Give back an exact copy of the lines from the start of the material through the line bearing "import plotly.graph_objects as go". Include both ends and nothing else.

◆ Material provided ◆
+ + + + + + +

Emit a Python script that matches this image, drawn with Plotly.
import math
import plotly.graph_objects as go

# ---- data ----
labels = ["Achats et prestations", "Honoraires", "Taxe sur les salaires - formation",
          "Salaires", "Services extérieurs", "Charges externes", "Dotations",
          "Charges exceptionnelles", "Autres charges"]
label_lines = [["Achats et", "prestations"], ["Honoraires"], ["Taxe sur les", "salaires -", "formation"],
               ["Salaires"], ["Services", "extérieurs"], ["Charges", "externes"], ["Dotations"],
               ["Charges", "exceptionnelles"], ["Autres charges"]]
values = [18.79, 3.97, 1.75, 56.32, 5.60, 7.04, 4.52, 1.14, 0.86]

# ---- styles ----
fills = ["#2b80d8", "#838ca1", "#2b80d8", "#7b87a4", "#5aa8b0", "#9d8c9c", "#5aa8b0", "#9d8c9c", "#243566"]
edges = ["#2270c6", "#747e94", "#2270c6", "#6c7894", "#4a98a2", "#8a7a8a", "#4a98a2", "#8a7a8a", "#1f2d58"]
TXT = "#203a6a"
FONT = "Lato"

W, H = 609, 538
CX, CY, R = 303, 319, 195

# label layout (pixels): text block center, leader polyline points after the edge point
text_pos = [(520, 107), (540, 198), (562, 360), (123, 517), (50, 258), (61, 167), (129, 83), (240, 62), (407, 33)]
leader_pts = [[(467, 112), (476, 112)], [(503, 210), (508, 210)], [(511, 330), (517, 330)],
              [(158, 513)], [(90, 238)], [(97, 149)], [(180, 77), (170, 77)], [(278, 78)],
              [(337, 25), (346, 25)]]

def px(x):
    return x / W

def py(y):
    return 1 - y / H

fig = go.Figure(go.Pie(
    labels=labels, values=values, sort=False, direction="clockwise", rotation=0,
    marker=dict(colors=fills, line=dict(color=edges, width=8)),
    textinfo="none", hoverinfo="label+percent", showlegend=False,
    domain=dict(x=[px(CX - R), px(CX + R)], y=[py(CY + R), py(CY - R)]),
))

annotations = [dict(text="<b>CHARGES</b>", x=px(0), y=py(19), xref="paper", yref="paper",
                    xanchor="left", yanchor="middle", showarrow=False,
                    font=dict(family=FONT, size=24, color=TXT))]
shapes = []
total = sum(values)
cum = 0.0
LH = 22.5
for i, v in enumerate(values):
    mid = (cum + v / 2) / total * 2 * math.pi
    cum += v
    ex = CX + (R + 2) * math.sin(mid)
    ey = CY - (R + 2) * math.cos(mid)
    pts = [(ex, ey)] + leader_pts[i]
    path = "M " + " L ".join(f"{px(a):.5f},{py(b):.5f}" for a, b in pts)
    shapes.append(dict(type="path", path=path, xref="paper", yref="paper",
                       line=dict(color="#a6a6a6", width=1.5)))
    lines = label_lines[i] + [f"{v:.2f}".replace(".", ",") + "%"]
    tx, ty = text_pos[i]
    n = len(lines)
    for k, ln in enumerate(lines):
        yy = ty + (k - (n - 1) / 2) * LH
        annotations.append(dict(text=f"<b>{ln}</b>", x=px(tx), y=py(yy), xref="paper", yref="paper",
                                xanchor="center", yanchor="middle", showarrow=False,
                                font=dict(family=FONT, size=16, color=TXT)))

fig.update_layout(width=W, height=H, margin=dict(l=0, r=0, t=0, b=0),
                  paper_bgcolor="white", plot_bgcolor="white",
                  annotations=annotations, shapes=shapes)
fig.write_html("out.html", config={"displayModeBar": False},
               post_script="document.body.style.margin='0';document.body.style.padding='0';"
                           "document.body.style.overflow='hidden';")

+ + + + + + +

◆ Result of the exercise ◆
Emit a Python script that matches this image, drawn with Plotly.
import math
import plotly.graph_objects as go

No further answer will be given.